Приехав на дачу, я не спеша помылся, поужинал и около четырех часов утра лег спать, надеясь поспать часов шесть. Но уже вскоре меня поднял звонок правительственного телефона.
- Товарищ Шахурин,- услышал я голос Молотова,- началась война. Фашистские войска вероломно напали на наши западные границы. Немецкая авиация бомбит приграничные аэродромы и города. Срочно приезжайте в наркомат.
Я позвонил дежурному по наркомату. Передал ему слова Молотова и попросил немедленно вызвать всех заместителей и начальников главков.
- Я прибуду в наркомат через тридцать минут.
Первый заместитель П. В. Дементьев жил летом на даче в Подлипках. В выходной там же отдыхали и некоторые другие заместители и начальники главков. Позвонил туда, сказал Петру Васильевичу о телефонном звонке Молотова, попросил его собрать весь руководящий состав и на любом виде транспорта срочно приехать в наркомат.
Утро выдалось яркое, солнечное. В разгаре подмосковное лето. Теперь надо проститься со всем этим - прекрасным и мирным. Уже льется кровь советских людей. Горят мирные города и деревни.

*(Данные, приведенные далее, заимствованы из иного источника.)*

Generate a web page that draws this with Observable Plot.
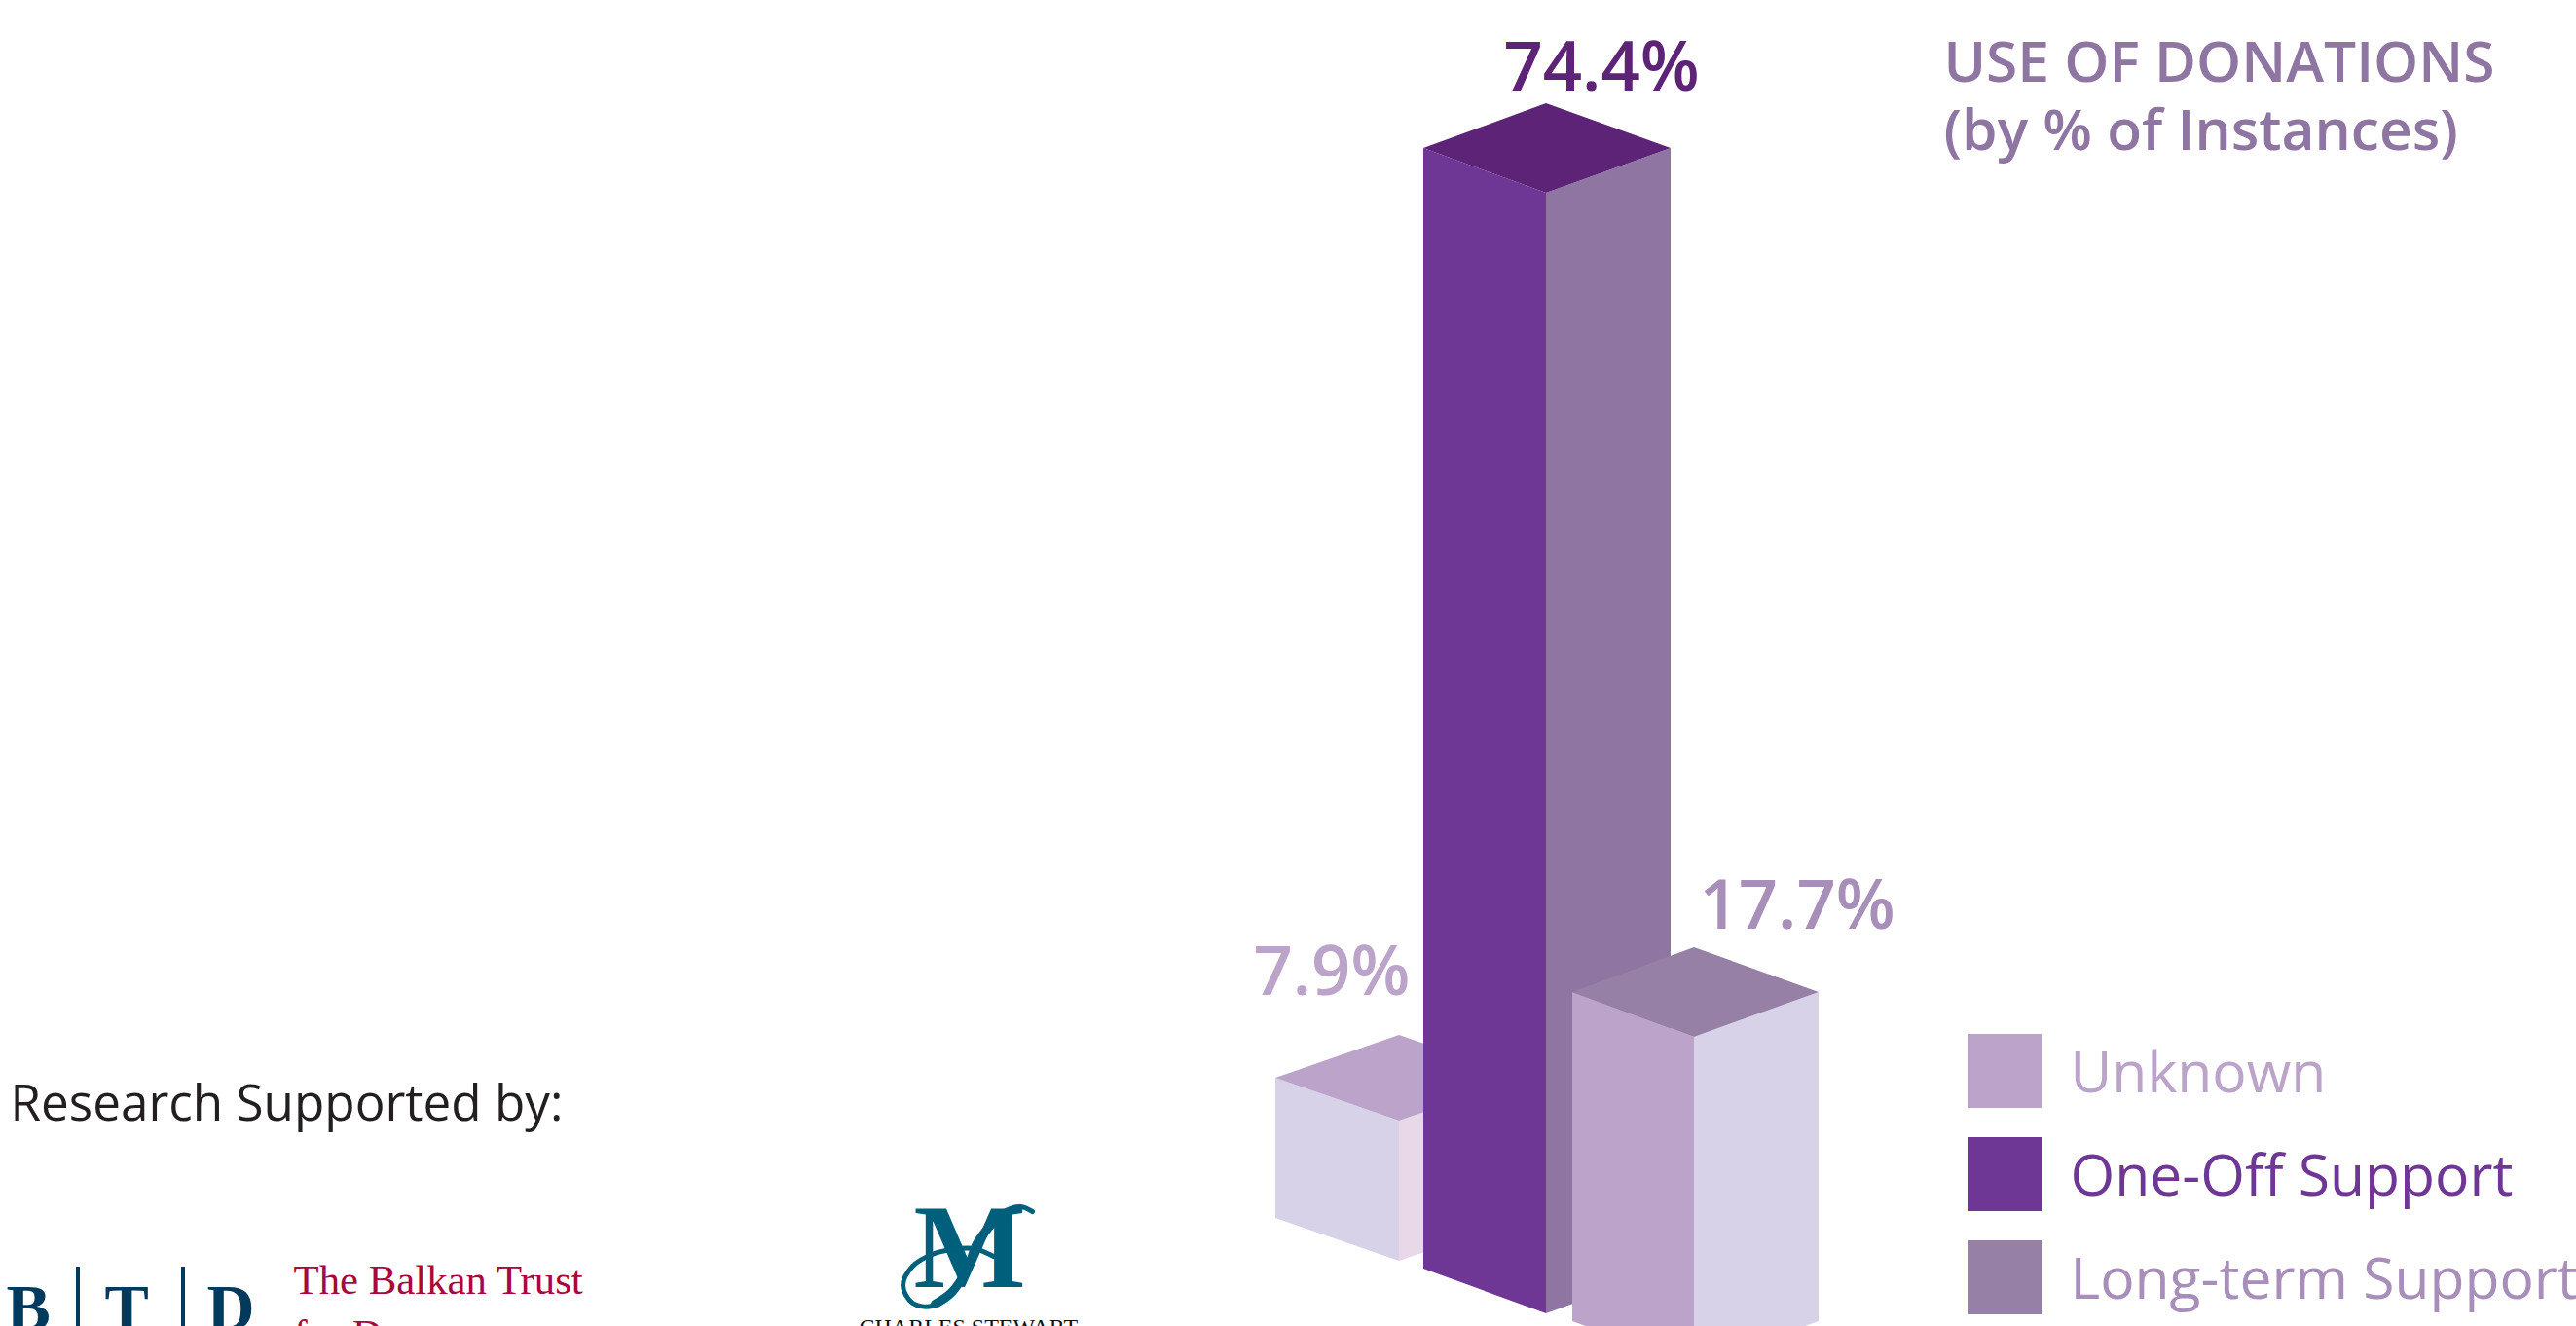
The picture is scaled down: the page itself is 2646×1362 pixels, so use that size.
<!DOCTYPE html>
<html><head><meta charset="utf-8">
<style>html,body{margin:0;padding:0;background:#fff;overflow:hidden}</style>
<script src="https://cdn.jsdelivr.net/npm/d3@7"></script>
<script src="https://cdn.jsdelivr.net/npm/@observablehq/plot@0.6"></script>
</head><body><div id="chart"></div>
<script>
// Data
const categories = ["Unknown", "One-Off Support", "Long-term Support"];
const values = [7.9, 74.4, 17.7];
const valueLabels = ["7.9%", "74.4%", "17.7%"];
// Columns as drawn in the picture, in percentage points (the artwork is not strictly proportional)
const columnTops = [12.67, 74.4, 18.36];
const columnFloors = [3.36, 0, -3.49];

// Layout
const W = 2646, H = 1362, pxPerPoint = 15.47, floorPx = 1303;
const toY = px => (floorPx - px) / pxPerPoint;
const columnDepth = [44 / pxPerPoint, 46 / pxPerPoint, 46 / pxPerPoint];
const columnX = [[1310, 1437, 1564], [1462, 1588, 1716], [1615, 1740, 1868]];
const faceColors = [
  {left: "#d7d2e8", right: "#e8d8e8", top: "#bba3ca"},
  {left: "#6f3795", right: "#8f75a2", top: "#5c2377"},
  {left: "#bba3ca", right: "#d7d2e8", top: "#9680a6"}
];
const labelStyle = [
  {x: 1287, base: 1021, fill: "#bba3ca"},
  {x: 1544, base: 92, fill: "#5c2377"},
  {x: 1745, base: 953, fill: "#a88fba"}
];
const legendStyle = [
  {top: 1062, base: 1121, swatch: "#bba3ca", fill: "#bba3ca"},
  {top: 1168, base: 1227, swatch: "#6f3795", fill: "#6f3795"},
  {top: 1274, base: 1333, swatch: "#9680a6", fill: "#a88fba"}
];
const font = "'Open Sans'", serif = "'Liberation Serif'";

const label = (s, x, base, size, fill, weight = 400, family = font) =>
  Plot.text([s], {text: d => d, x, y: toY(base - 0.32 * size), fontSize: size, fill,
    fontWeight: weight, fontFamily: family, textAnchor: "start"});

const bars = categories.flatMap((_, i) => {
  const [xl, xf, xr] = columnX[i], t = columnTops[i], f = columnFloors[i], c = faceColors[i], d = columnDepth[i];
  const face = (rows, fill) => Plot.areaY(rows, {x: "x", y1: "y1", y2: "y2", fill});
  return [
    face([{x: xl, y1: f, y2: t}, {x: xf, y1: f - d, y2: t - d}], c.left),
    face([{x: xf, y1: f - d, y2: t - d}, {x: xr, y1: f, y2: t}], c.right),
    face([{x: xl, y1: t, y2: t}, {x: xf, y1: t - d, y2: t + d}, {x: xr, y1: t, y2: t}], c.top)
  ];
});

const legend = categories.flatMap((name, i) => {
  const s = legendStyle[i];
  return [
    Plot.rect([0], {x1: 2021, x2: 2097, y1: toY(s.top), y2: toY(s.top + 76), fill: s.swatch}),
    label(name, 2126, s.base, 58.8, s.fill)
  ];
});

const valueText = valueLabels.map((t, i) =>
  label(t, labelStyle[i].x, labelStyle[i].base, 70.5, labelStyle[i].fill, 600));

// Sponsor logos, partly cut off by the bottom edge as in the source
const navy = "#003a5d", red = "#a6093d", teal = "#005f7a";
const swash = [[1060, 1244], [1048, 1239], [1033, 1243], [1017, 1258], [1003, 1277], [993, 1303], [977, 1327], [957, 1341], [937, 1338], [927, 1320], [937, 1300], [957, 1288], [977, 1283], [1000, 1282], [1020, 1290]];
const swashBody = [[1017, 1258], [1003, 1277], [993, 1303], [977, 1327], [960, 1339]];
const logos = [
  label("Research Supported by:", 10, 1150, 51.2, "#231f20"),
  label("B", 6, 1365, 68, navy, 700, serif),
  label("T", 107, 1365, 68, navy, 700, serif),
  label("D", 212, 1365, 68, navy, 700, serif),
  Plot.ruleX([79.5, 187.5], {y1: toY(1301), y2: toY(1362), stroke: navy, strokeWidth: 4}),
  label("The Balkan Trust", 301, 1328, 42.8, red, 400, serif),
  label("for Democracy", 301, 1384, 42.8, red, 400, serif),
  label("M", 938, 1321, 122, teal, 700, serif),
  Plot.line(swash, {x: d => d[0], y: d => toY(d[1]), stroke: teal, strokeWidth: 5, curve: "catmull-rom"}),
  Plot.line(swashBody, {x: d => d[0], y: d => toY(d[1]), stroke: teal, strokeWidth: 9, curve: "catmull-rom"}),
  label("CHARLES STEWART", 882, 1370, 24, "#111", 400, serif)
];

const chart = Plot.plot({
  width: W, height: H, margin: 0,
  style: {background: "#fff", overflow: "hidden"},
  x: {domain: [0, W], range: [0, W], axis: null},
  y: {domain: [toY(H), toY(0)], range: [H, 0], axis: null},
  marks: [
    ...bars,
    ...valueText,
    label("USE OF DONATIONS", 1996, 83, 58.7, "#8f75a2", 600),
    label("(by % of Instances)", 1996, 153, 58.7, "#8f75a2", 600),
    ...legend,
    ...logos
  ]
});
document.getElementById("chart").appendChild(chart);
</script></body></html>
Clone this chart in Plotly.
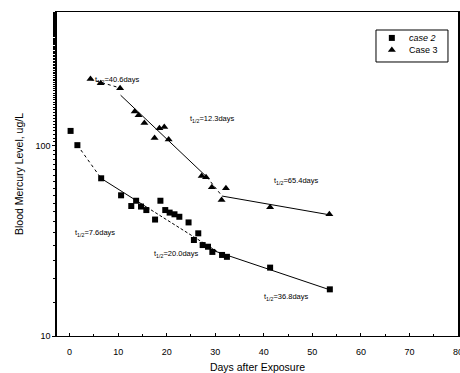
import numpy as np
import plotly.graph_objects as go

# ---- data ----
case2_days = [0.2, 1.6, 6.5, 10.6, 12.7, 13.7, 14.7, 15.8, 17.6, 18.7, 19.7, 20.6, 21.6, 22.6,
              24.5, 25.6, 26.5, 27.4, 28.5, 29.4, 31.4, 32.4, 41.3, 53.6]
case2_hg = [120, 101, 67.6, 55, 48.3, 51.5, 48, 46, 41, 51.5, 46, 44.6, 43.7, 42.4,
            39.6, 32, 34.7, 30.1, 29.5, 27.7, 26.7, 26.1, 22.9, 17.6]

case3_days = [4.3, 6.4, 10.4, 13.4, 14.2, 15.4, 17.5, 18.5, 19.5, 20.4,
              27.2, 28.1, 29.3, 31.3, 32.2, 41.3, 53.5]
case3_hg = [225, 214, 201, 152, 145, 132, 110, 124, 126, 108,
            69.5, 68.4, 60.6, 52, 59.9, 47.6, 43.7]

# fitted half-life segments (endpoints)
fit3_a_x, fit3_a_y = [4.3, 10.4], [224, 202]      # t1/2 = 40.6 d (dotted)
fit3_b_x, fit3_b_y = [10.5, 28.3], [185, 68.5]    # t1/2 = 12.3 d (solid)
fit3_c_x, fit3_c_y = [28.3, 31.4], [68.5, 54.5]   # connector (dotted)
fit3_d_x, fit3_d_y = [31.4, 53.6], [54.5, 43.4]   # t1/2 = 65.4 d (solid)
fit2_a_x, fit2_a_y = [1.6, 6.5], [101, 67.5]      # t1/2 = 7.6 d (dotted)
fit2_b_x, fit2_b_y = [6.5, 15.9], [67.5, 47.6]    # t1/2 = 20.0 d (solid part)
fit2_c_x, fit2_c_y = [15.9, 31.0], [47.6, 27.2]   # t1/2 = 20.0 d (dashed part)
fit2_d_x, fit2_d_y = [29.5, 53.6], [28.2, 17.5]   # t1/2 = 36.8 d (solid)

half_lives = ["40.6", "12.3", "65.4", "7.6", "20.0", "36.8"]
series_names = ["<i>case 2</i>", "Case 3"]

x_ticks = [0, 10, 20, 30, 40, 50, 60, 70, 80]
y_ticks = [10, 100]

FONT = "Liberation Sans, Arial, sans-serif"

fig = go.Figure()

def seg(xs, ys, dash):
    fig.add_trace(go.Scatter(x=xs, y=ys, mode="lines", showlegend=False,
                             line=dict(color="black", width=1, dash=dash),
                             hoverinfo="skip"))

seg(fit3_a_x, fit3_a_y, "dot")
seg(fit3_b_x, fit3_b_y, "solid")
seg(fit3_c_x, fit3_c_y, "dot")
seg(fit3_d_x, fit3_d_y, "solid")
seg(fit2_a_x, fit2_a_y, "dot")
seg(fit2_b_x, fit2_b_y, "solid")
seg(fit2_c_x, fit2_c_y, "3px,2px")
seg(fit2_d_x, fit2_d_y, "solid")

sq = dict(symbol="square", size=6, color="black")
tri = dict(symbol="triangle-up", size=7, color="black")

fig.add_trace(go.Scatter(x=case2_days, y=case2_hg, mode="markers", name="case 2",
                         marker=sq, showlegend=False))
fig.add_trace(go.Scatter(x=case3_days, y=case3_hg, mode="markers", name="Case 3",
                         marker=tri, showlegend=False))

# ---- hand-made compact legend (overlay axes in 0..1 units) ----
leg_mx = 0.835
leg_rows = [0.92, 0.883]
leg_tx = 0.872
fig.add_trace(go.Scatter(x=[leg_mx], y=[leg_rows[0]], xaxis="x2", yaxis="y2",
                         mode="markers", marker=dict(symbol="square", size=6, color="black"),
                         showlegend=False, hoverinfo="skip"))
fig.add_trace(go.Scatter(x=[leg_mx], y=[leg_rows[1]], xaxis="x2", yaxis="y2",
                         mode="markers", marker=tri, showlegend=False, hoverinfo="skip"))
for yy, nm in zip(leg_rows, series_names):
    fig.add_annotation(x=leg_tx, y=yy, xref="paper", yref="paper", xanchor="left",
                       yanchor="middle", text=nm, showarrow=False,
                       font=dict(family=FONT, size=9, color="black"))
fig.add_shape(type="rect", xref="paper", yref="paper", x0=0.7955, x1=0.975,
              y0=0.8457, y1=0.9444, line=dict(color="black", width=1),
              fillcolor="rgba(0,0,0,0)")

notes_pos = [
    (4.8, 2.347),
    (24.4, 2.142),
    (41.7, 1.816),
    (0.7, 1.542),
    (17.0, 1.432),
    (39.6, 1.205),
]
for (xa, ya), v in zip(notes_pos, half_lives):
    fig.add_annotation(x=xa, y=ya, xref="x", yref="y", xanchor="left", yanchor="middle",
                       text=f"t<sub>1/2</sub>={v}days", showarrow=False,
                       font=dict(family=FONT, size=7.5, color="black"))

fig.update_layout(
    width=460, height=373,
    margin=dict(l=57, r=2, t=12, b=37),
    paper_bgcolor="white", plot_bgcolor="white",
    font=dict(family=FONT, color="black", size=9),
    showlegend=False,
    xaxis=dict(range=[-2.6, 80], tickmode="array", tickvals=x_ticks, automargin=False,
               ticklabeloverflow="allow", ticklabelstandoff=7,
               showgrid=False, zeroline=False, showline=True, linecolor="black",
               linewidth=1, mirror=True, ticks="inside", ticklen=3, tickcolor="black",
               minor=dict(dtick=5, ticks="inside", ticklen=2, tickcolor="black"),
               title=dict(text="Days after Exposure", font=dict(size=10.5), standoff=7),
               tickfont=dict(size=9)),
    yaxis=dict(type="log", range=[1, 2.705], tickmode="array", tickvals=y_ticks,
               automargin=False,
               showgrid=False, zeroline=False, showline=True, linecolor="black",
               linewidth=1.5, mirror=True, ticks="outside", ticklen=3, tickcolor="black",
               minor=dict(ticks="outside", ticklen=2, tickcolor="black", showgrid=False),
               title=dict(text="Blood Mercury Level, ug/L", font=dict(size=10.5), standoff=10),
               tickfont=dict(size=9)),
    xaxis2=dict(range=[0, 1], overlaying="x", visible=False, fixedrange=True),
    yaxis2=dict(range=[0, 1], overlaying="y", visible=False, fixedrange=True),
)

fig.write_html("out.html", config={"displayModeBar": False},
               post_script="document.body.style.margin='0';document.body.style.overflow='hidden';")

- Вот такие, Миша, дела,- сказал я шоферу.- Кончилась мирная жизнь. Война.
Когда въехали в Москву, заметили необычное для этого часа, тем более для воскресного дня. оживление. Много легковых машин сновали во всех направлениях. Обычно, когда приходилось в это время возвращаться с работы, улицы были безлюдны. Москва в эти часы находилась в распоряжении тех. кто заботился о ее чистоте и убранстве.
У подъезда наркомата меня встретил подтянутый по-военному, вооруженный кольтом в деревянной кобуре (именной подарок за отличную службу) комендант здания. Доложил о переходе охраны наркомата на военный режим.